Exercise aim:
Extract the lines of the material below, beginning with the first and ending with the line that holds "markeredgewidth=1.1, label=lab))". Skip every picture.
**********
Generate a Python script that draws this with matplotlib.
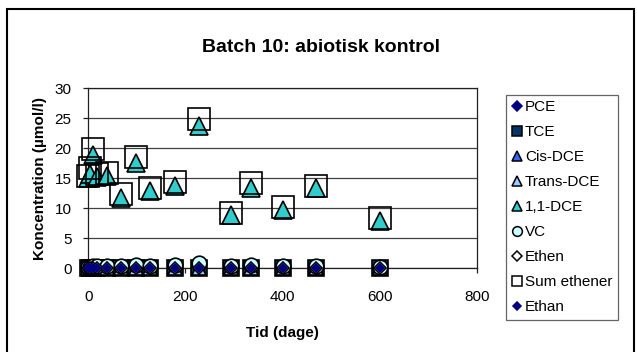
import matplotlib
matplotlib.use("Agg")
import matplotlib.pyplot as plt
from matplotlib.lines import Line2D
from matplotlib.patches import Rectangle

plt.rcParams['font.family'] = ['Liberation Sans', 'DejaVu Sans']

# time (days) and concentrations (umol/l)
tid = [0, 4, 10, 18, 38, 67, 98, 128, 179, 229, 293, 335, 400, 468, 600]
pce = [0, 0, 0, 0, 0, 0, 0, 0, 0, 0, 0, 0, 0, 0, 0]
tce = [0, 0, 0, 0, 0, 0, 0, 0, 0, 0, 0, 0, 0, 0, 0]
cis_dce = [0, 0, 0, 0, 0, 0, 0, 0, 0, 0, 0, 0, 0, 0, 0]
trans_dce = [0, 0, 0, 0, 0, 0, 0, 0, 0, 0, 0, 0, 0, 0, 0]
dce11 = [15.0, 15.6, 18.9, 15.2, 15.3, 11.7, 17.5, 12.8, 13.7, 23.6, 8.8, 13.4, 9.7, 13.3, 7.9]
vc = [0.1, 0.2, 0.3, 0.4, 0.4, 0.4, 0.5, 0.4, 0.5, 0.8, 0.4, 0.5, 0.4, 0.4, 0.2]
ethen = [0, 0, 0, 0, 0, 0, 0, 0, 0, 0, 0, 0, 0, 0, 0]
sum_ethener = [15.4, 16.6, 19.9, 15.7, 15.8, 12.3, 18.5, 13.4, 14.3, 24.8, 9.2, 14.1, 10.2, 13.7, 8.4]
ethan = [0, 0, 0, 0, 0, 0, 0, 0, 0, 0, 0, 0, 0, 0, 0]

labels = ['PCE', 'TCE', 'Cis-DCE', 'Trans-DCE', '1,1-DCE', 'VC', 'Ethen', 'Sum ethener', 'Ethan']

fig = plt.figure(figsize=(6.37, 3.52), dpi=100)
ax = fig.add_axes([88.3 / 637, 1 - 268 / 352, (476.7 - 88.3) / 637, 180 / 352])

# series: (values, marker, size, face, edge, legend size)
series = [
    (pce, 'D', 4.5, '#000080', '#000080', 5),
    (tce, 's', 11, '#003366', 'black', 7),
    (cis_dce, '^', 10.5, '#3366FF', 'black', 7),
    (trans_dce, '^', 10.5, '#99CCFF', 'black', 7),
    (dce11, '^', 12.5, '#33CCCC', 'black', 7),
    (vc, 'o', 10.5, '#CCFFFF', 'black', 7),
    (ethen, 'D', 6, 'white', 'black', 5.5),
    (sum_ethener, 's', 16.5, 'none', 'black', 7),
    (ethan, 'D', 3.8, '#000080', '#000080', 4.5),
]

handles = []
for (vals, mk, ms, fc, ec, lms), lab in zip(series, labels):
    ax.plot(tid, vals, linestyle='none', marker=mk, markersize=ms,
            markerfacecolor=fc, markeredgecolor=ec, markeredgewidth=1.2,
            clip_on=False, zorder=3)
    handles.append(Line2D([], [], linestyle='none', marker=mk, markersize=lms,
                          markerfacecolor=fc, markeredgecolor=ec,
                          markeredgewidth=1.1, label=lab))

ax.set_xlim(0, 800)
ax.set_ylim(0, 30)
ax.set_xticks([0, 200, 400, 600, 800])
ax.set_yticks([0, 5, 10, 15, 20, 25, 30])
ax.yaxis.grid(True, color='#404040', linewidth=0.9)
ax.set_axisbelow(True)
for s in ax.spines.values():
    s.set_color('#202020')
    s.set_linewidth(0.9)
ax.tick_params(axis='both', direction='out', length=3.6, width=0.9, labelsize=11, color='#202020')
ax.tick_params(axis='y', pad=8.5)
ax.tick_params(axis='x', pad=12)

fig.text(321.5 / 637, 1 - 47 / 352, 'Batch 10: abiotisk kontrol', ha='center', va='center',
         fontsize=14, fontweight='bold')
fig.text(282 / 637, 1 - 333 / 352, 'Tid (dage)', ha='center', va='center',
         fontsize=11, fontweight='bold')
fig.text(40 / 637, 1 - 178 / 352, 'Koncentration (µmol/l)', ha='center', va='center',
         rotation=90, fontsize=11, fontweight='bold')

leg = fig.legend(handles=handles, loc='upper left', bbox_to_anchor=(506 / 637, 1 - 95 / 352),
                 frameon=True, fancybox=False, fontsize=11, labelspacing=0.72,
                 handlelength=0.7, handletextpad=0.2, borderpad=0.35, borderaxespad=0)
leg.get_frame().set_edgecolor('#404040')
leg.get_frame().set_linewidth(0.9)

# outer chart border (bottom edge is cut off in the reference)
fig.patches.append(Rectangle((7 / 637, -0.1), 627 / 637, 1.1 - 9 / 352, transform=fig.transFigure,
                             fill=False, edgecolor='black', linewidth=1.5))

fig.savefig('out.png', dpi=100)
**********
Final answer:
Generate a Python script that draws this with matplotlib.
import matplotlib
matplotlib.use("Agg")
import matplotlib.pyplot as plt
from matplotlib.lines import Line2D
from matplotlib.patches import Rectangle

plt.rcParams['font.family'] = ['Liberation Sans', 'DejaVu Sans']

# time (days) and concentrations (umol/l)
tid = [0, 4, 10, 18, 38, 67, 98, 128, 179, 229, 293, 335, 400, 468, 600]
pce = [0, 0, 0, 0, 0, 0, 0, 0, 0, 0, 0, 0, 0, 0, 0]
tce = [0, 0, 0, 0, 0, 0, 0, 0, 0, 0, 0, 0, 0, 0, 0]
cis_dce = [0, 0, 0, 0, 0, 0, 0, 0, 0, 0, 0, 0, 0, 0, 0]
trans_dce = [0, 0, 0, 0, 0, 0, 0, 0, 0, 0, 0, 0, 0, 0, 0]
dce11 = [15.0, 15.6, 18.9, 15.2, 15.3, 11.7, 17.5, 12.8, 13.7, 23.6, 8.8, 13.4, 9.7, 13.3, 7.9]
vc = [0.1, 0.2, 0.3, 0.4, 0.4, 0.4, 0.5, 0.4, 0.5, 0.8, 0.4, 0.5, 0.4, 0.4, 0.2]
ethen = [0, 0, 0, 0, 0, 0, 0, 0, 0, 0, 0, 0, 0, 0, 0]
sum_ethener = [15.4, 16.6, 19.9, 15.7, 15.8, 12.3, 18.5, 13.4, 14.3, 24.8, 9.2, 14.1, 10.2, 13.7, 8.4]
ethan = [0, 0, 0, 0, 0, 0, 0, 0, 0, 0, 0, 0, 0, 0, 0]

labels = ['PCE', 'TCE', 'Cis-DCE', 'Trans-DCE', '1,1-DCE', 'VC', 'Ethen', 'Sum ethener', 'Ethan']

fig = plt.figure(figsize=(6.37, 3.52), dpi=100)
ax = fig.add_axes([88.3 / 637, 1 - 268 / 352, (476.7 - 88.3) / 637, 180 / 352])

# series: (values, marker, size, face, edge, legend size)
series = [
    (pce, 'D', 4.5, '#000080', '#000080', 5),
    (tce, 's', 11, '#003366', 'black', 7),
    (cis_dce, '^', 10.5, '#3366FF', 'black', 7),
    (trans_dce, '^', 10.5, '#99CCFF', 'black', 7),
    (dce11, '^', 12.5, '#33CCCC', 'black', 7),
    (vc, 'o', 10.5, '#CCFFFF', 'black', 7),
    (ethen, 'D', 6, 'white', 'black', 5.5),
    (sum_ethener, 's', 16.5, 'none', 'black', 7),
    (ethan, 'D', 3.8, '#000080', '#000080', 4.5),
]

handles = []
for (vals, mk, ms, fc, ec, lms), lab in zip(series, labels):
    ax.plot(tid, vals, linestyle='none', marker=mk, markersize=ms,
            markerfacecolor=fc, markeredgecolor=ec, markeredgewidth=1.2,
            clip_on=False, zorder=3)
    handles.append(Line2D([], [], linestyle='none', marker=mk, markersize=lms,
                          markerfacecolor=fc, markeredgecolor=ec,
                          markeredgewidth=1.1, label=lab))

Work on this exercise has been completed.